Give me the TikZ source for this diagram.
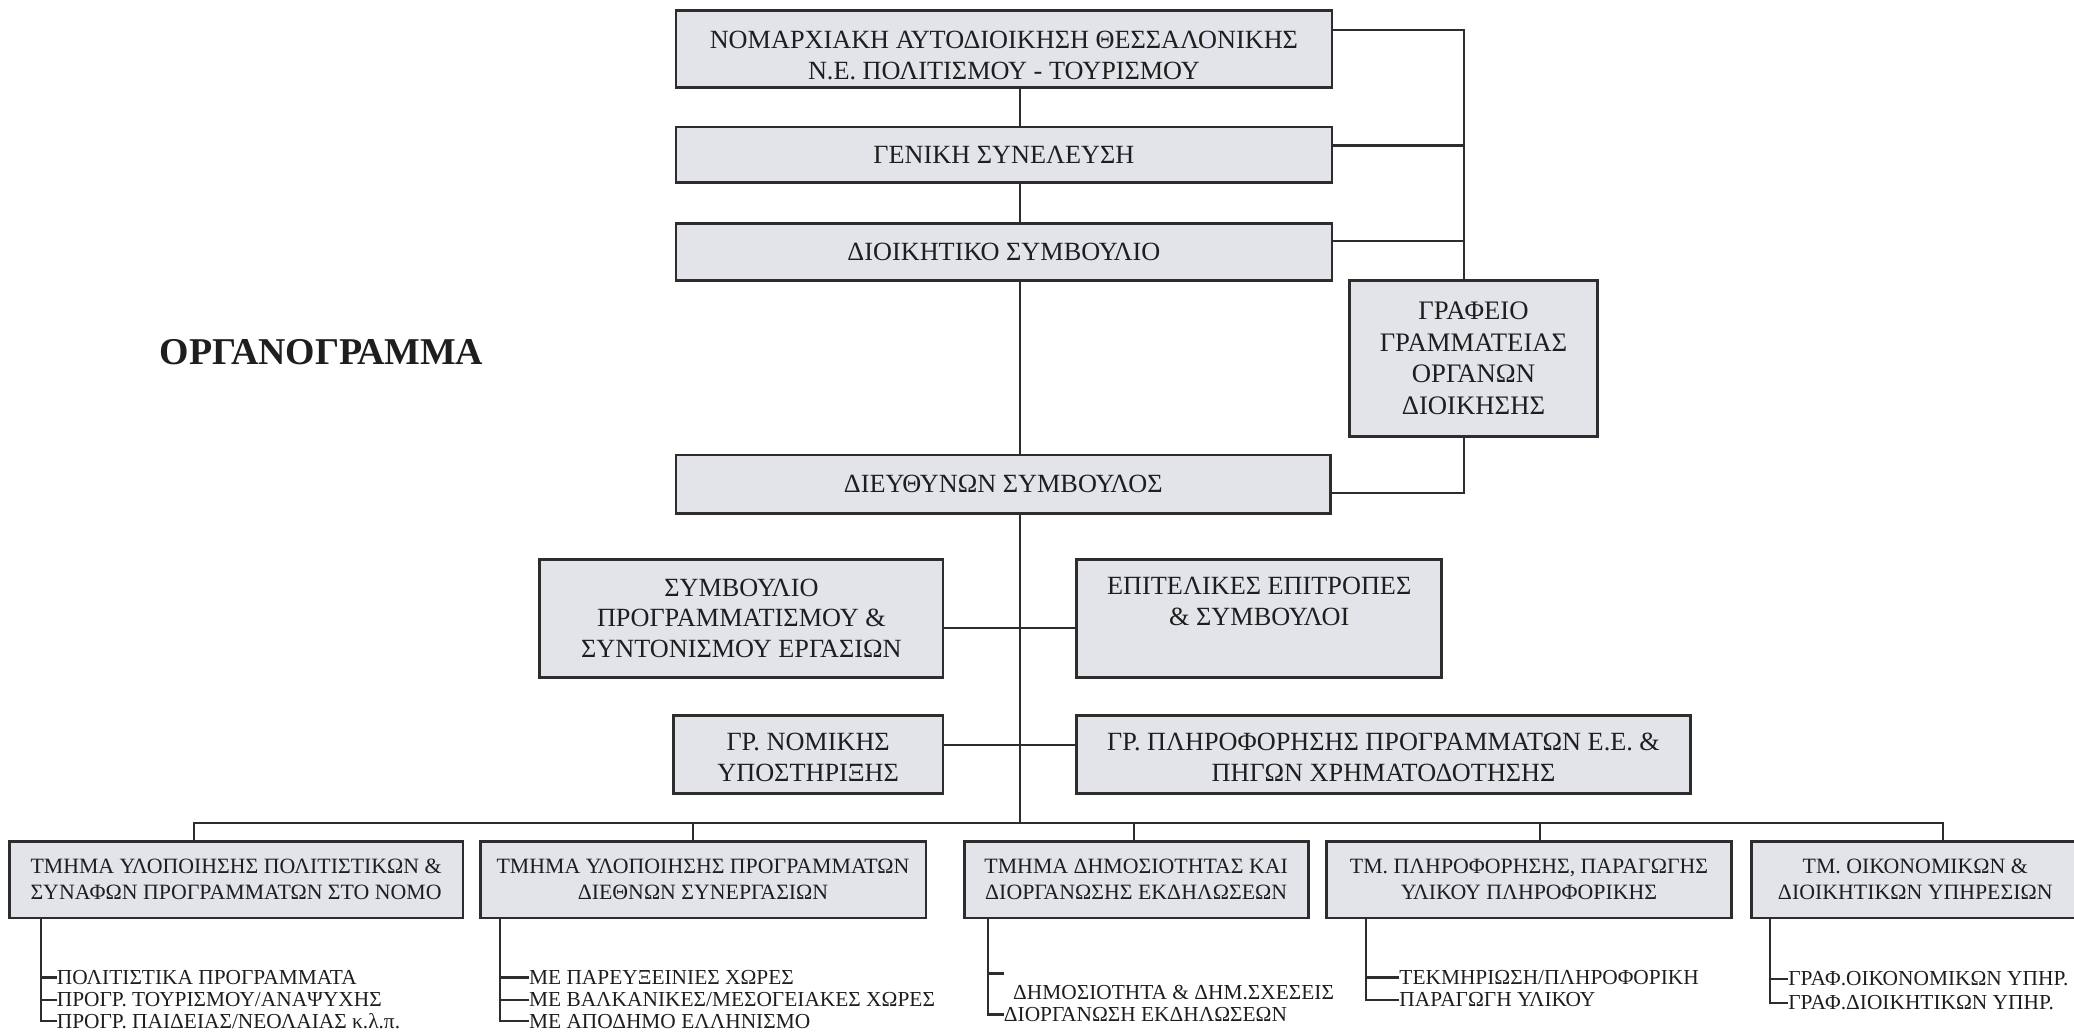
\documentclass[tikz,border=0pt]{standalone}
\usepackage{fontspec}
\setmainfont{Liberation Serif}
\definecolor{boxfill}{RGB}{226,228,233}
\definecolor{linec}{RGB}{45,45,45}
\definecolor{txt}{RGB}{30,30,30}
\begin{document}
\begin{tikzpicture}[x=0.02cm, y=-0.02cm,
  box/.style={draw=linec, line width=1.2pt, fill=boxfill, inner sep=0pt, outer sep=0pt,
              align=center, text=txt, font=\fontsize{11.3}{13.2}\selectfont},
  lowbox/.style={box, font=\fontsize{9.4}{11.2}\selectfont},
  conn/.style={draw=linec, line width=0.9pt},
  item/.style={anchor=west, inner sep=0pt, outer sep=0pt, text=txt, font=\fontsize{9.2}{11}\selectfont}]
\useasboundingbox (0,0) rectangle (1568,782);

% title
\node[text=txt, font=\bfseries\fontsize{16.3}{19}\selectfont] (title) at (243,266) {ΟΡΓΑΝΟΓΡΑΜΜΑ};

% upper boxes
\node[box, minimum width=496*0.02cm, minimum height=58*0.02cm] (top) at (759,37)
  {\rule{0pt}{13pt}ΝΟΜΑΡΧΙΑΚΗ ΑΥΤΟΔΙΟΙΚΗΣΗ ΘΕΣΣΑΛΟΝΙΚΗΣ\\Ν.Ε. ΠΟΛΙΤΙΣΜΟΥ - ΤΟΥΡΙΣΜΟΥ};
\node[box, minimum width=496*0.02cm, minimum height=42*0.02cm] (gs) at (759,117) {ΓΕΝΙΚΗ ΣΥΝΕΛΕΥΣΗ};
\node[box, minimum width=496*0.02cm, minimum height=43*0.02cm] (ds) at (759,190.5) {ΔΙΟΙΚΗΤΙΚΟ ΣΥΜΒΟΥΛΙΟ};
\node[box, minimum width=188*0.02cm, minimum height=118*0.02cm, font=\fontsize{11.5}{13.6}\selectfont] (gr) at (1114,271)
  {ΓΡΑΦΕΙΟ\\ΓΡΑΜΜΑΤΕΙΑΣ\\ΟΡΓΑΝΩΝ\\ΔΙΟΙΚΗΣΗΣ};
\node[box, minimum width=495*0.02cm, minimum height=44*0.02cm] (dir) at (758.5,366) {ΔΙΕΥΘΥΝΩΝ ΣΥΜΒΟΥΛΟΣ};

% middle boxes
\node[box, minimum width=305*0.02cm, minimum height=89*0.02cm] (sp) at (560.5,467.5)
  {ΣΥΜΒΟΥΛΙΟ\\ΠΡΟΓΡΑΜΜΑΤΙΣΜΟΥ \&\\ΣΥΝΤΟΝΙΣΜΟΥ ΕΡΓΑΣΙΩΝ};
\node[box, minimum width=276*0.02cm, minimum height=89*0.02cm] (ep) at (952,467.5)
  {ΕΠΙΤΕΛΙΚΕΣ ΕΠΙΤΡΟΠΕΣ\\\& ΣΥΜΒΟΥΛΟΙ\rule[-14.5pt]{0pt}{1pt}};
\node[box, minimum width=204*0.02cm, minimum height=59*0.02cm] (gn) at (611,570.5)
  {\rule{0pt}{10pt}ΓΡ. ΝΟΜΙΚΗΣ\\ΥΠΟΣΤΗΡΙΞΗΣ};
\node[box, minimum width=464*0.02cm, minimum height=59*0.02cm] (gp) at (1046,570.5)
  {\rule{0pt}{10pt}ΓΡ. ΠΛΗΡΟΦΟΡΗΣΗΣ ΠΡΟΓΡΑΜΜΑΤΩΝ Ε.Ε. \&\\ΠΗΓΩΝ ΧΡΗΜΑΤΟΔΟΤΗΣΗΣ};

% lower boxes
\node[lowbox, minimum width=343*0.02cm, minimum height=58*0.02cm] (b1) at (178.5,665)
  {ΤΜΗΜΑ ΥΛΟΠΟΙΗΣΗΣ ΠΟΛΙΤΙΣΤΙΚΩΝ \&\\ΣΥΝΑΦΩΝ ΠΡΟΓΡΑΜΜΑΤΩΝ ΣΤΟ ΝΟΜΟ};
\node[lowbox, minimum width=337*0.02cm, minimum height=58*0.02cm] (b2) at (531.5,665)
  {ΤΜΗΜΑ ΥΛΟΠΟΙΗΣΗΣ ΠΡΟΓΡΑΜΜΑΤΩΝ\\ΔΙΕΘΝΩΝ ΣΥΝΕΡΓΑΣΙΩΝ};
\node[lowbox, minimum width=260*0.02cm, minimum height=58*0.02cm] (b3) at (859,665)
  {ΤΜΗΜΑ ΔΗΜΟΣΙΟΤΗΤΑΣ ΚΑΙ\\ΔΙΟΡΓΑΝΩΣΗΣ ΕΚΔΗΛΩΣΕΩΝ};
\node[lowbox, minimum width=306*0.02cm, minimum height=58*0.02cm] (b4) at (1156,665)
  {ΤΜ. ΠΛΗΡΟΦΟΡΗΣΗΣ, ΠΑΡΑΓΩΓΗΣ\\ΥΛΙΚΟΥ ΠΛΗΡΟΦΟΡΙΚΗΣ};
\node[lowbox, minimum width=248*0.02cm, minimum height=58*0.02cm] (b5) at (1448,665)
  {ΤΜ. ΟΙΚΟΝΟΜΙΚΩΝ \&\\ΔΙΟΙΚΗΤΙΚΩΝ ΥΠΗΡΕΣΙΩΝ};

% helper coordinates
\coordinate (cl) at (771,0);
\coordinate (rx) at (1107,0);
\coordinate (y1) at (0,23);
\coordinate (y2) at (0,110);
\coordinate (y3) at (0,182);
\coordinate (y4) at (0,373);
\coordinate (y5) at (0,475);
\coordinate (y6) at (0,563);
\coordinate (bus) at (0,622);
\coordinate (d1) at (147,0);
\coordinate (d2) at (524,0);
\coordinate (d3) at (857,0);
\coordinate (d4) at (1164,0);
\coordinate (d5) at (1469,0);

% central spine
\draw[conn] (top.south -| cl) -- (gs.north -| cl);
\draw[conn] (gs.south -| cl) -- (ds.north -| cl);
\draw[conn] (ds.south -| cl) -- (dir.north -| cl);
\draw[conn] (dir.south -| cl) -- (cl |- bus);

% right-hand connector
\draw[conn] (top.east |- y1) -| (gr.north -| rx);
\draw[conn] (gs.east |- y2) -- (rx |- y2);
\draw[conn] (ds.east |- y3) -- (rx |- y3);
\draw[conn] (gr.south -| rx) |- (dir.east |- y4);

% middle side connectors
\draw[conn] (sp.east |- y5) -- (ep.west |- y5);
\draw[conn] (gn.east |- y6) -- (gp.west |- y6);

% bus
\draw[conn] (b1.north -| d1) |- (d5 |- bus) -- (b5.north -| d5);
\draw[conn] (d2 |- bus) -- (b2.north -| d2);
\draw[conn] (d3 |- bus) -- (b3.north -| d3);
\draw[conn] (d4 |- bus) -- (b4.north -| d4);

% sub items B1
\coordinate (s1) at (31,0);
\node[item] (i11) at (43,739) {ΠΟΛΙΤΙΣΤΙΚΑ ΠΡΟΓΡΑΜΜΑΤΑ};
\node[item] (i12) at (43,756) {ΠΡΟΓΡ. ΤΟΥΡΙΣΜΟΥ/ΑΝΑΨΥΧΗΣ};
\node[item] (i13) at (43,772) {ΠΡΟΓΡ. ΠΑΙΔΕΙΑΣ/ΝΕΟΛΑΙΑΣ κ.λ.π.};
\draw[conn] (b1.south -| s1) |- (i13.west);
\draw[conn] (s1 |- i11.west) -- (i11.west);
\draw[conn] (s1 |- i12.west) -- (i12.west);

% sub items B2
\coordinate (s2) at (378,0);
\node[item] (i21) at (400,739) {ΜΕ ΠΑΡΕΥΞΕΙΝΙΕΣ ΧΩΡΕΣ};
\node[item] (i22) at (400,756) {ΜΕ ΒΑΛΚΑΝΙΚΕΣ/ΜΕΣΟΓΕΙΑΚΕΣ ΧΩΡΕΣ};
\node[item] (i23) at (400,772) {ΜΕ ΑΠΟΔΗΜΟ ΕΛΛΗΝΙΣΜΟ};
\draw[conn] (b2.south -| s2) |- (i23.west);
\draw[conn] (s2 |- i21.west) -- (i21.west);
\draw[conn] (s2 |- i22.west) -- (i22.west);

% sub items B3
\coordinate (s3) at (747,0);
\coordinate (t30) at (759,736);
\node[item] (i31) at (766,750) {ΔΗΜΟΣΙΟΤΗΤΑ \& ΔΗΜ.ΣΧΕΣΕΙΣ};
\node[item] (i32) at (759,767) {ΔΙΟΡΓΑΝΩΣΗ ΕΚΔΗΛΩΣΕΩΝ};
\draw[conn] (b3.south -| s3) |- (i32.west);
\draw[conn] (s3 |- t30) -- (t30);

% sub items B4
\coordinate (s4) at (1033,0);
\node[item] (i41) at (1058,739) {ΤΕΚΜΗΡΙΩΣΗ/ΠΛΗΡΟΦΟΡΙΚΗ};
\node[item] (i42) at (1058,756) {ΠΑΡΑΓΩΓΗ ΥΛΙΚΟΥ};
\draw[conn] (b4.south -| s4) |- (i42.west);
\draw[conn] (s4 |- i41.west) -- (i41.west);

% sub items B5
\coordinate (s5) at (1338,0);
\node[item] (i51) at (1352,740) {ΓΡΑΦ.ΟΙΚΟΝΟΜΙΚΩΝ ΥΠΗΡ.};
\node[item] (i52) at (1352,758) {ΓΡΑΦ.ΔΙΟΙΚΗΤΙΚΩΝ ΥΠΗΡ.};
\draw[conn] (b5.south -| s5) |- (i52.west);
\draw[conn] (s5 |- i51.west) -- (i51.west);
\end{tikzpicture}
\end{document}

**What this task involves:**
Restate exactly, please, only the lines between the start of the data and the line containing "minimum width=495*0.02cm, minimum", both ends included, skipping the pictures.

**Result of this exercise:**
Give me the TikZ source for this diagram.
\documentclass[tikz,border=0pt]{standalone}
\usepackage{fontspec}
\setmainfont{Liberation Serif}
\definecolor{boxfill}{RGB}{226,228,233}
\definecolor{linec}{RGB}{45,45,45}
\definecolor{txt}{RGB}{30,30,30}
\begin{document}
\begin{tikzpicture}[x=0.02cm, y=-0.02cm,
  box/.style={draw=linec, line width=1.2pt, fill=boxfill, inner sep=0pt, outer sep=0pt,
              align=center, text=txt, font=\fontsize{11.3}{13.2}\selectfont},
  lowbox/.style={box, font=\fontsize{9.4}{11.2}\selectfont},
  conn/.style={draw=linec, line width=0.9pt},
  item/.style={anchor=west, inner sep=0pt, outer sep=0pt, text=txt, font=\fontsize{9.2}{11}\selectfont}]
\useasboundingbox (0,0) rectangle (1568,782);

% title
\node[text=txt, font=\bfseries\fontsize{16.3}{19}\selectfont] (title) at (243,266) {ΟΡΓΑΝΟΓΡΑΜΜΑ};

% upper boxes
\node[box, minimum width=496*0.02cm, minimum height=58*0.02cm] (top) at (759,37)
  {\rule{0pt}{13pt}ΝΟΜΑΡΧΙΑΚΗ ΑΥΤΟΔΙΟΙΚΗΣΗ ΘΕΣΣΑΛΟΝΙΚΗΣ\\Ν.Ε. ΠΟΛΙΤΙΣΜΟΥ - ΤΟΥΡΙΣΜΟΥ};
\node[box, minimum width=496*0.02cm, minimum height=42*0.02cm] (gs) at (759,117) {ΓΕΝΙΚΗ ΣΥΝΕΛΕΥΣΗ};
\node[box, minimum width=496*0.02cm, minimum height=43*0.02cm] (ds) at (759,190.5) {ΔΙΟΙΚΗΤΙΚΟ ΣΥΜΒΟΥΛΙΟ};
\node[box, minimum width=188*0.02cm, minimum height=118*0.02cm, font=\fontsize{11.5}{13.6}\selectfont] (gr) at (1114,271)
  {ΓΡΑΦΕΙΟ\\ΓΡΑΜΜΑΤΕΙΑΣ\\ΟΡΓΑΝΩΝ\\ΔΙΟΙΚΗΣΗΣ};
\node[box, minimum width=495*0.02cm, minimum height=44*0.02cm] (dir) at (758.5,366) {ΔΙΕΥΘΥΝΩΝ ΣΥΜΒΟΥΛΟΣ};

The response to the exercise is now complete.